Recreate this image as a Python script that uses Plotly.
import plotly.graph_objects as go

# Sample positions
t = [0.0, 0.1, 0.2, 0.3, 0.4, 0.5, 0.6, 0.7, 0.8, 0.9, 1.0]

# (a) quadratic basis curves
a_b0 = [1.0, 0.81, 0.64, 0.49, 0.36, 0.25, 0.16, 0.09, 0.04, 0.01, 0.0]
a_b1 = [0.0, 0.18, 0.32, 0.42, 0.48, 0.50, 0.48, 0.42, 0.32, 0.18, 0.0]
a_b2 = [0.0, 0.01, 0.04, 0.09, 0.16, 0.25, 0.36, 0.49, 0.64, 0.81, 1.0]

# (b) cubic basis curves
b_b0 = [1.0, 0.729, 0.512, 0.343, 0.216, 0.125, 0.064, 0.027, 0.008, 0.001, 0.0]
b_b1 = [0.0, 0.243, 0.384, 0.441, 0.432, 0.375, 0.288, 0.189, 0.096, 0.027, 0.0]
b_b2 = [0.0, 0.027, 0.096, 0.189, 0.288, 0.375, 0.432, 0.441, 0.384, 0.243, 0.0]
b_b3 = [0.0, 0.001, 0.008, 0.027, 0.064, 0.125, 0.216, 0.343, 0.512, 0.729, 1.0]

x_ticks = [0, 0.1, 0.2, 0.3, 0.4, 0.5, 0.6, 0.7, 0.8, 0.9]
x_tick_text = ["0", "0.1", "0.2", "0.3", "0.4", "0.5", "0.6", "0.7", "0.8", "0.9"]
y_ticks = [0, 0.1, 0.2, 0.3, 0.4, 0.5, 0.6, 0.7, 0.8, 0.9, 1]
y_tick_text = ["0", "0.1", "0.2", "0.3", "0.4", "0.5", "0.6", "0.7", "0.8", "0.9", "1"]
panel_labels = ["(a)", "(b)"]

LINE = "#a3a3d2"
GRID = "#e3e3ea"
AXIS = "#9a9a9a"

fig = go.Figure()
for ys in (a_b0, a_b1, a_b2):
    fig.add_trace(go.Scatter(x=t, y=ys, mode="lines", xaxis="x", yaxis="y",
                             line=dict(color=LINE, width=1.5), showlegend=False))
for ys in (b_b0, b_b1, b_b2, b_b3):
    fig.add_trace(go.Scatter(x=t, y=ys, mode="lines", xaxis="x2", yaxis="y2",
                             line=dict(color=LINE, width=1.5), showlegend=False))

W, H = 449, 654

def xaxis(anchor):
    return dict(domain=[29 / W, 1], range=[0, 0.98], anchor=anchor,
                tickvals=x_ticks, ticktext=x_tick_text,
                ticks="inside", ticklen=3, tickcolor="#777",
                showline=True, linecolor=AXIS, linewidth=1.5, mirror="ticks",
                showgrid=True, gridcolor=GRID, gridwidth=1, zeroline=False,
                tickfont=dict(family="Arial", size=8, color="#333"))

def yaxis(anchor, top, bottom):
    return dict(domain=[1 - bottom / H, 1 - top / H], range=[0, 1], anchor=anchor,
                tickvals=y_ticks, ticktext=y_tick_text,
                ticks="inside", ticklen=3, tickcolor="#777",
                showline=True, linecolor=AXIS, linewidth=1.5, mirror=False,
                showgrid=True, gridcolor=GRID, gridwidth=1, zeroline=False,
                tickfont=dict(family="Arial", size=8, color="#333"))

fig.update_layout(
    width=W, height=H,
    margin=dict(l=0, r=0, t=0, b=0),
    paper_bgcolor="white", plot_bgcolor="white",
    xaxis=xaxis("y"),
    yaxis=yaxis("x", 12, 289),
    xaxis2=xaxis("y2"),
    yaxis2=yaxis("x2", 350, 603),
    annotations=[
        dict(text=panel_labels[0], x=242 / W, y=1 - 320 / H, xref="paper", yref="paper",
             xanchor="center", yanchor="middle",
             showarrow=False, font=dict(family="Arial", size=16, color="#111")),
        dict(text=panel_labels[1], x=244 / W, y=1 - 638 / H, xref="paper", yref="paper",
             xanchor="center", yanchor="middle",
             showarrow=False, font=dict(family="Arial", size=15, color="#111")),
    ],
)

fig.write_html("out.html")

(WORK TO BE COMPLETED): Print out the whole listing exactly as it appears.

(WRITTEN SOLUTION):
Recreate this image as a Python script that uses Plotly.
import plotly.graph_objects as go

# Sample positions
t = [0.0, 0.1, 0.2, 0.3, 0.4, 0.5, 0.6, 0.7, 0.8, 0.9, 1.0]

# (a) quadratic basis curves
a_b0 = [1.0, 0.81, 0.64, 0.49, 0.36, 0.25, 0.16, 0.09, 0.04, 0.01, 0.0]
a_b1 = [0.0, 0.18, 0.32, 0.42, 0.48, 0.50, 0.48, 0.42, 0.32, 0.18, 0.0]
a_b2 = [0.0, 0.01, 0.04, 0.09, 0.16, 0.25, 0.36, 0.49, 0.64, 0.81, 1.0]

# (b) cubic basis curves
b_b0 = [1.0, 0.729, 0.512, 0.343, 0.216, 0.125, 0.064, 0.027, 0.008, 0.001, 0.0]
b_b1 = [0.0, 0.243, 0.384, 0.441, 0.432, 0.375, 0.288, 0.189, 0.096, 0.027, 0.0]
b_b2 = [0.0, 0.027, 0.096, 0.189, 0.288, 0.375, 0.432, 0.441, 0.384, 0.243, 0.0]
b_b3 = [0.0, 0.001, 0.008, 0.027, 0.064, 0.125, 0.216, 0.343, 0.512, 0.729, 1.0]

x_ticks = [0, 0.1, 0.2, 0.3, 0.4, 0.5, 0.6, 0.7, 0.8, 0.9]
x_tick_text = ["0", "0.1", "0.2", "0.3", "0.4", "0.5", "0.6", "0.7", "0.8", "0.9"]
y_ticks = [0, 0.1, 0.2, 0.3, 0.4, 0.5, 0.6, 0.7, 0.8, 0.9, 1]
y_tick_text = ["0", "0.1", "0.2", "0.3", "0.4", "0.5", "0.6", "0.7", "0.8", "0.9", "1"]
panel_labels = ["(a)", "(b)"]

LINE = "#a3a3d2"
GRID = "#e3e3ea"
AXIS = "#9a9a9a"

fig = go.Figure()
for ys in (a_b0, a_b1, a_b2):
    fig.add_trace(go.Scatter(x=t, y=ys, mode="lines", xaxis="x", yaxis="y",
                             line=dict(color=LINE, width=1.5), showlegend=False))
for ys in (b_b0, b_b1, b_b2, b_b3):
    fig.add_trace(go.Scatter(x=t, y=ys, mode="lines", xaxis="x2", yaxis="y2",
                             line=dict(color=LINE, width=1.5), showlegend=False))

W, H = 449, 654

def xaxis(anchor):
    return dict(domain=[29 / W, 1], range=[0, 0.98], anchor=anchor,
                tickvals=x_ticks, ticktext=x_tick_text,
                ticks="inside", ticklen=3, tickcolor="#777",
                showline=True, linecolor=AXIS, linewidth=1.5, mirror="ticks",
                showgrid=True, gridcolor=GRID, gridwidth=1, zeroline=False,
                tickfont=dict(family="Arial", size=8, color="#333"))

def yaxis(anchor, top, bottom):
    return dict(domain=[1 - bottom / H, 1 - top / H], range=[0, 1], anchor=anchor,
                tickvals=y_ticks, ticktext=y_tick_text,
                ticks="inside", ticklen=3, tickcolor="#777",
                showline=True, linecolor=AXIS, linewidth=1.5, mirror=False,
                showgrid=True, gridcolor=GRID, gridwidth=1, zeroline=False,
                tickfont=dict(family="Arial", size=8, color="#333"))

fig.update_layout(
    width=W, height=H,
    margin=dict(l=0, r=0, t=0, b=0),
    paper_bgcolor="white", plot_bgcolor="white",
    xaxis=xaxis("y"),
    yaxis=yaxis("x", 12, 289),
    xaxis2=xaxis("y2"),
    yaxis2=yaxis("x2", 350, 603),
    annotations=[
        dict(text=panel_labels[0], x=242 / W, y=1 - 320 / H, xref="paper", yref="paper",
             xanchor="center", yanchor="middle",
             showarrow=False, font=dict(family="Arial", size=16, color="#111")),
        dict(text=panel_labels[1], x=244 / W, y=1 - 638 / H, xref="paper", yref="paper",
             xanchor="center", yanchor="middle",
             showarrow=False, font=dict(family="Arial", size=15, color="#111")),
    ],
)

fig.write_html("out.html")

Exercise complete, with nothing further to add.